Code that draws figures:
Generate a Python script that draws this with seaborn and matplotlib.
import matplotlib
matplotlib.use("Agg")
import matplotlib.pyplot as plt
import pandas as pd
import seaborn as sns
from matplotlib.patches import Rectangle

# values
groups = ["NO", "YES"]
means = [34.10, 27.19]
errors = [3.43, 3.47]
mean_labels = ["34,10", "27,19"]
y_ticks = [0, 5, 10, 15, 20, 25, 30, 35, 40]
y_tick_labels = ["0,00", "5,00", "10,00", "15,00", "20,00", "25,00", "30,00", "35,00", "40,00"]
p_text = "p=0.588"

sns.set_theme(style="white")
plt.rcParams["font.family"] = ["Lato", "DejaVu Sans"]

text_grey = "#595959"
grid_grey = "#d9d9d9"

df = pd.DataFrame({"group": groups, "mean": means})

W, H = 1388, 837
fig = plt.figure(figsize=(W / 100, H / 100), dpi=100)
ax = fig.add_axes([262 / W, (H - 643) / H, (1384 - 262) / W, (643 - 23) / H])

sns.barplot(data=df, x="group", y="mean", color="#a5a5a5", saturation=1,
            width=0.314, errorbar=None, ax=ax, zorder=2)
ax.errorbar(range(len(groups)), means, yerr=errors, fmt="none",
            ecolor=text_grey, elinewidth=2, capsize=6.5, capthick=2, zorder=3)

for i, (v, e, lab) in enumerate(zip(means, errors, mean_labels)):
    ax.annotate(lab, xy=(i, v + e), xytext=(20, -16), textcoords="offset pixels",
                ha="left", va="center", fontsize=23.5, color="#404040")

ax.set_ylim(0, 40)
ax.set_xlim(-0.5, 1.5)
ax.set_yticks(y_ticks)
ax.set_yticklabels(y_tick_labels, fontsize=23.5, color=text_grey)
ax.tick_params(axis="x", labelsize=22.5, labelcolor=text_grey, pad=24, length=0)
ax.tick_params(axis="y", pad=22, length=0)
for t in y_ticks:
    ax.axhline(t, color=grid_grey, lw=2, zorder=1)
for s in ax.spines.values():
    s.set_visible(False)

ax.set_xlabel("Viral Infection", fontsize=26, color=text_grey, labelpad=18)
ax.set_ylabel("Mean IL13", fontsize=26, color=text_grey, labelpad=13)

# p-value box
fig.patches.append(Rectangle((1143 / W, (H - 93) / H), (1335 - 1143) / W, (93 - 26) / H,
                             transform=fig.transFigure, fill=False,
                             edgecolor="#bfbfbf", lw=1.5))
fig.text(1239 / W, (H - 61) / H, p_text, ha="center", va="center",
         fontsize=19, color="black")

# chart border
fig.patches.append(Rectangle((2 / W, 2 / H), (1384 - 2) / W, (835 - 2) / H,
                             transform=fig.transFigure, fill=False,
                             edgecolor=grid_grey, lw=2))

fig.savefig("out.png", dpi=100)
--
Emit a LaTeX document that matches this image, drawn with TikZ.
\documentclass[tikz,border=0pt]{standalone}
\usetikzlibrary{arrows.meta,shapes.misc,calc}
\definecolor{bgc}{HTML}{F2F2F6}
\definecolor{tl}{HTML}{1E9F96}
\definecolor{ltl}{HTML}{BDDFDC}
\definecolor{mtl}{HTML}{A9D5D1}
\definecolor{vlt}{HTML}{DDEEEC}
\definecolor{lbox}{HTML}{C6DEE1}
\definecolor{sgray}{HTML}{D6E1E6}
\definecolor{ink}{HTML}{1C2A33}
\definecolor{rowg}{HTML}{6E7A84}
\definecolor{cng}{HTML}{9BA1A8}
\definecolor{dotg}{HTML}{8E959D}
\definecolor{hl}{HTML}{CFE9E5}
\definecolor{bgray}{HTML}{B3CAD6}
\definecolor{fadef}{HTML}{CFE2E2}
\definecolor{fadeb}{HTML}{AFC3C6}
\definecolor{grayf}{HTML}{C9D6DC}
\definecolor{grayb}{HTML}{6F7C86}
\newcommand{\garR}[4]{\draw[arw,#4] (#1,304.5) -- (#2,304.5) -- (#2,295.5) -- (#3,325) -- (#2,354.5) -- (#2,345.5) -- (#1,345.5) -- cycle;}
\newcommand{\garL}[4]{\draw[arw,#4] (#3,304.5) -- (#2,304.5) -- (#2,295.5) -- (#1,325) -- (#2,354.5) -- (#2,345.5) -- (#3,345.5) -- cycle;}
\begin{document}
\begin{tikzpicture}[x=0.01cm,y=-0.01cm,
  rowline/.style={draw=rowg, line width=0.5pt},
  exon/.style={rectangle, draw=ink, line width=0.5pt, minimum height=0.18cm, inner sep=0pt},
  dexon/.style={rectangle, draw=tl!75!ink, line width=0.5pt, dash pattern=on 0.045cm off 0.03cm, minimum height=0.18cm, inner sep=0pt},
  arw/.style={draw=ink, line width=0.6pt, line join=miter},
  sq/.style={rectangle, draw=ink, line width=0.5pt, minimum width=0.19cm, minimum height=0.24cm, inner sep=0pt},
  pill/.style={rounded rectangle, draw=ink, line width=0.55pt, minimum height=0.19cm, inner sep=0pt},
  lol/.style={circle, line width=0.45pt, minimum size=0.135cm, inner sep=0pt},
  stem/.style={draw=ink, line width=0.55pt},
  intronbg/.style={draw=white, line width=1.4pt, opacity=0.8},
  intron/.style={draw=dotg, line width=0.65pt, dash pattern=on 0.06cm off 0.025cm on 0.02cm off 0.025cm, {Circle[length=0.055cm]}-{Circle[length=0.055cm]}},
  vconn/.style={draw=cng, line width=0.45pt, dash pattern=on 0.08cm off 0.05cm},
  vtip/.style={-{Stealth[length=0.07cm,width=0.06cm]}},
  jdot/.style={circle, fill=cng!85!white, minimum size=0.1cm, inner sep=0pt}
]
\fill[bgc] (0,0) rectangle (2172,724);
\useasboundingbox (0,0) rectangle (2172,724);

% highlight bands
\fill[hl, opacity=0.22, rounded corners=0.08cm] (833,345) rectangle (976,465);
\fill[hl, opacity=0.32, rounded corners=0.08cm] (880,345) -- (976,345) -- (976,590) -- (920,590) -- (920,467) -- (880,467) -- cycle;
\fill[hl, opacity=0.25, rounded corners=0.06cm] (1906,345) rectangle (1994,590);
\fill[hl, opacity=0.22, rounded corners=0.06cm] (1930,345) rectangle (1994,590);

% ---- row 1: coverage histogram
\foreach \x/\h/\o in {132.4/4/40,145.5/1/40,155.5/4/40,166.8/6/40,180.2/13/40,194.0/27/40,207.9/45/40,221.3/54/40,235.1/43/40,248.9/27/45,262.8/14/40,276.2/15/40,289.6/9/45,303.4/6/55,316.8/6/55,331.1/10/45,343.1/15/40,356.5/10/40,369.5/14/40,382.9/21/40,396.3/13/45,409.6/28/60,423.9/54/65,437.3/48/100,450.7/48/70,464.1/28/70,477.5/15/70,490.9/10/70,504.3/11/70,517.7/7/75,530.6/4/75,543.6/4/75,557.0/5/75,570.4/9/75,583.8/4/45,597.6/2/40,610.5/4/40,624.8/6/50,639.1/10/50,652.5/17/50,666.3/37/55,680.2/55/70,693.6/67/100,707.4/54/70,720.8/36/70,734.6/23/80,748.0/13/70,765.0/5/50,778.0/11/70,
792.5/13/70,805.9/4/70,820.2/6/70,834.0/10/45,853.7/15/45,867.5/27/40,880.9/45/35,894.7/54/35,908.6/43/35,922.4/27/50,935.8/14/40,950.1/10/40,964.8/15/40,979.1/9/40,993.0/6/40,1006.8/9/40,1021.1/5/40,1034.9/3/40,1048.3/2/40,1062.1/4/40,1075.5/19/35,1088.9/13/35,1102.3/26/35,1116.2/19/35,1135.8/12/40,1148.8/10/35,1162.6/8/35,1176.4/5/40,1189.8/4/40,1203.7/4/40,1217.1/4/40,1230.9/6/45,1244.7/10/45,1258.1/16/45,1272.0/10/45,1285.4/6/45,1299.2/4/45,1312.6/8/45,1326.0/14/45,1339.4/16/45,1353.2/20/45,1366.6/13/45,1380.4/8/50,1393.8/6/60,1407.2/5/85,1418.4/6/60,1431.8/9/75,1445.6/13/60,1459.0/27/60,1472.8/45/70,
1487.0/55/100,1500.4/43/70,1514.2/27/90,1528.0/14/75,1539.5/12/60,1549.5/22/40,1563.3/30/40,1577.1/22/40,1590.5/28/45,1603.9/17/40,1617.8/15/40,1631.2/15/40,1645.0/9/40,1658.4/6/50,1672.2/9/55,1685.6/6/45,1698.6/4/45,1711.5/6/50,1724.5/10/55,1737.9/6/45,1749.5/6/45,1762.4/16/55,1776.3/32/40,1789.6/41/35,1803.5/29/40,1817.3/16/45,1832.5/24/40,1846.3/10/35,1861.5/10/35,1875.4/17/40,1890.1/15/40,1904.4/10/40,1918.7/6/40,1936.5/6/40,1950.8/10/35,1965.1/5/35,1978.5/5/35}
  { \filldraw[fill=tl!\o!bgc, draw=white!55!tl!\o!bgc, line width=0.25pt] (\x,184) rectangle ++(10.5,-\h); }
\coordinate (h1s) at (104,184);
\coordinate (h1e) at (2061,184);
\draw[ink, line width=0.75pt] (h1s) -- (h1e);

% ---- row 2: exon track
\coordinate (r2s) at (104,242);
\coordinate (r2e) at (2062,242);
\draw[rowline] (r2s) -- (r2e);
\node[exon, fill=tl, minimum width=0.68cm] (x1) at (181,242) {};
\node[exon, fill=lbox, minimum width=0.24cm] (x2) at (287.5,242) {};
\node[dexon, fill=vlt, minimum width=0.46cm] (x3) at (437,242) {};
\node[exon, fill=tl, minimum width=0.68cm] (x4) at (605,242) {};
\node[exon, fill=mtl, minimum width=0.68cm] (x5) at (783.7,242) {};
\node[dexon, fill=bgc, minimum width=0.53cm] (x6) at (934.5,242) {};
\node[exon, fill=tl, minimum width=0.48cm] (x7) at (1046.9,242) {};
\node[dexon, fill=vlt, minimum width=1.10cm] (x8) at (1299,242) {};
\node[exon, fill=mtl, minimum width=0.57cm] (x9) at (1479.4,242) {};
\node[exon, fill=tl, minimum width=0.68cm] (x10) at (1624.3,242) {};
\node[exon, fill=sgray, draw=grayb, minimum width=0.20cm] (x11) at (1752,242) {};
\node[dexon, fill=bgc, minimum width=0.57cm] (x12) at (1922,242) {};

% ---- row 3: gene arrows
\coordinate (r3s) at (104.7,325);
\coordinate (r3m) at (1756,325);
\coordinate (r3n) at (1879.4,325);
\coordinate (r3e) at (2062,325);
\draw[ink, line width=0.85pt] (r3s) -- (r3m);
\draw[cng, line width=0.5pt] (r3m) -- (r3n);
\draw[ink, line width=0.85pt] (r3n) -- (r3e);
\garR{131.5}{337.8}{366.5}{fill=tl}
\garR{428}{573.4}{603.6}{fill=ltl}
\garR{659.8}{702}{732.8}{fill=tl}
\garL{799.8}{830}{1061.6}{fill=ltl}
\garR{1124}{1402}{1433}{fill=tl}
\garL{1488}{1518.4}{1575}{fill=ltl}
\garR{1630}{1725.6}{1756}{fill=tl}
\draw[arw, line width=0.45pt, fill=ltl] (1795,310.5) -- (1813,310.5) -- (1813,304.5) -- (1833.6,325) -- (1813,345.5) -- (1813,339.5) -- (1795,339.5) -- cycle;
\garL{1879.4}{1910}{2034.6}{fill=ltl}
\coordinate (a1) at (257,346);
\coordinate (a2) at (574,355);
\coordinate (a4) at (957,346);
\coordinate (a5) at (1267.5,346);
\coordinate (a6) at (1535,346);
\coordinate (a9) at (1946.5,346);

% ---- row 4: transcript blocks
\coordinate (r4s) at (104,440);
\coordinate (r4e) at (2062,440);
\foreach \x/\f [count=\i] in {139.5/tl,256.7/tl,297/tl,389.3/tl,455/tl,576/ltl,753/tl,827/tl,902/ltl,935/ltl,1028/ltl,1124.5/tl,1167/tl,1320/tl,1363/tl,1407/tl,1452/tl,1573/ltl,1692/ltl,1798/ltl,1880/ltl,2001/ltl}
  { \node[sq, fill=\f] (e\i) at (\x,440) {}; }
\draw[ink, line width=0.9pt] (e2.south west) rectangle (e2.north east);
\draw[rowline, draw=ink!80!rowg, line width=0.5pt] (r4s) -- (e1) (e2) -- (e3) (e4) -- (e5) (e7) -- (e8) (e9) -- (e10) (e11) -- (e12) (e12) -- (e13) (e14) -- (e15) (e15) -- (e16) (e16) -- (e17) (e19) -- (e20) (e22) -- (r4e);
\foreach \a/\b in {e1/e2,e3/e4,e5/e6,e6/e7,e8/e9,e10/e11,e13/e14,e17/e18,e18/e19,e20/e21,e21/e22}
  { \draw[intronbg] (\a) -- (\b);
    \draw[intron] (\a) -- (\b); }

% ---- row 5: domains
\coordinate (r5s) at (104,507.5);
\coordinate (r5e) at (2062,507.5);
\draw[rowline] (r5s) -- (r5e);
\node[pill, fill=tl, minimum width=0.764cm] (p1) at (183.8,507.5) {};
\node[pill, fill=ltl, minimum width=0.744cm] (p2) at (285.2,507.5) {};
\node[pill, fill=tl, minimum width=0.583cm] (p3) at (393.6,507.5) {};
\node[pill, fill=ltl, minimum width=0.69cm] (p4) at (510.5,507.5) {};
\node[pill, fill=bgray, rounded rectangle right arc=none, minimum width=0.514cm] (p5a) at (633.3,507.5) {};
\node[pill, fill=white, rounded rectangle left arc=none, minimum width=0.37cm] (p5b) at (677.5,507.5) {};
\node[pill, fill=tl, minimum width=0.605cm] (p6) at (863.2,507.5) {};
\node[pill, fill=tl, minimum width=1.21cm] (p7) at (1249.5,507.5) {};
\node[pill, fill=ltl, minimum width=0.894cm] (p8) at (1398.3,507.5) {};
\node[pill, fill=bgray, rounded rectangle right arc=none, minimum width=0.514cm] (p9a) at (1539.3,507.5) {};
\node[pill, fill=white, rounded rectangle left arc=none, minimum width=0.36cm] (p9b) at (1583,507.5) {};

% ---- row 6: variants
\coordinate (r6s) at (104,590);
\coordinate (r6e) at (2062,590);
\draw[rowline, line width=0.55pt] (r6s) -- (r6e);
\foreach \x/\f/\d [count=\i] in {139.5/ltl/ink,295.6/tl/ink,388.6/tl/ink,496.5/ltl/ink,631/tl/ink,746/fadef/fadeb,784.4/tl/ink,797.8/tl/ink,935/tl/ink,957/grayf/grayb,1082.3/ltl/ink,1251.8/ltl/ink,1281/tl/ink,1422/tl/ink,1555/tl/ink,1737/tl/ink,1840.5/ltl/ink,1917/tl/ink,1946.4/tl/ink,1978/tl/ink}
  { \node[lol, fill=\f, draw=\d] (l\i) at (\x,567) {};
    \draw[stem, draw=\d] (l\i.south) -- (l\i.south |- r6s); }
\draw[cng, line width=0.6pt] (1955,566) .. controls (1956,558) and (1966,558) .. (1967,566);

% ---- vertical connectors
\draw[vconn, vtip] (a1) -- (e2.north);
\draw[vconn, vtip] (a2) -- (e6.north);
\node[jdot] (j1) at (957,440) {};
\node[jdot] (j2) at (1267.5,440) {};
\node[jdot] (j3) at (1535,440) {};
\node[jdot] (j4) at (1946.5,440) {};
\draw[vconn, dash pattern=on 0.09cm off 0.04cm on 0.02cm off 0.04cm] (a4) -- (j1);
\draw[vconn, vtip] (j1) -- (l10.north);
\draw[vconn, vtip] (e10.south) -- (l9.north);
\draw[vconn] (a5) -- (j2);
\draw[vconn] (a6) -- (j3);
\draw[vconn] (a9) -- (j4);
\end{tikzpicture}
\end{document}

**Set exercise:** Begin with the line containing "Generate a Python", end with the line containing "fontsize=26, color=text_grey, labelpad=13)", and repeat every line in that stretch exactly.

**Correct result:**
Generate a Python script that draws this with seaborn and matplotlib.
import matplotlib
matplotlib.use("Agg")
import matplotlib.pyplot as plt
import pandas as pd
import seaborn as sns
from matplotlib.patches import Rectangle

# values
groups = ["NO", "YES"]
means = [34.10, 27.19]
errors = [3.43, 3.47]
mean_labels = ["34,10", "27,19"]
y_ticks = [0, 5, 10, 15, 20, 25, 30, 35, 40]
y_tick_labels = ["0,00", "5,00", "10,00", "15,00", "20,00", "25,00", "30,00", "35,00", "40,00"]
p_text = "p=0.588"

sns.set_theme(style="white")
plt.rcParams["font.family"] = ["Lato", "DejaVu Sans"]

text_grey = "#595959"
grid_grey = "#d9d9d9"

df = pd.DataFrame({"group": groups, "mean": means})

W, H = 1388, 837
fig = plt.figure(figsize=(W / 100, H / 100), dpi=100)
ax = fig.add_axes([262 / W, (H - 643) / H, (1384 - 262) / W, (643 - 23) / H])

sns.barplot(data=df, x="group", y="mean", color="#a5a5a5", saturation=1,
            width=0.314, errorbar=None, ax=ax, zorder=2)
ax.errorbar(range(len(groups)), means, yerr=errors, fmt="none",
            ecolor=text_grey, elinewidth=2, capsize=6.5, capthick=2, zorder=3)

for i, (v, e, lab) in enumerate(zip(means, errors, mean_labels)):
    ax.annotate(lab, xy=(i, v + e), xytext=(20, -16), textcoords="offset pixels",
                ha="left", va="center", fontsize=23.5, color="#404040")

ax.set_ylim(0, 40)
ax.set_xlim(-0.5, 1.5)
ax.set_yticks(y_ticks)
ax.set_yticklabels(y_tick_labels, fontsize=23.5, color=text_grey)
ax.tick_params(axis="x", labelsize=22.5, labelcolor=text_grey, pad=24, length=0)
ax.tick_params(axis="y", pad=22, length=0)
for t in y_ticks:
    ax.axhline(t, color=grid_grey, lw=2, zorder=1)
for s in ax.spines.values():
    s.set_visible(False)

ax.set_xlabel("Viral Infection", fontsize=26, color=text_grey, labelpad=18)
ax.set_ylabel("Mean IL13", fontsize=26, color=text_grey, labelpad=13)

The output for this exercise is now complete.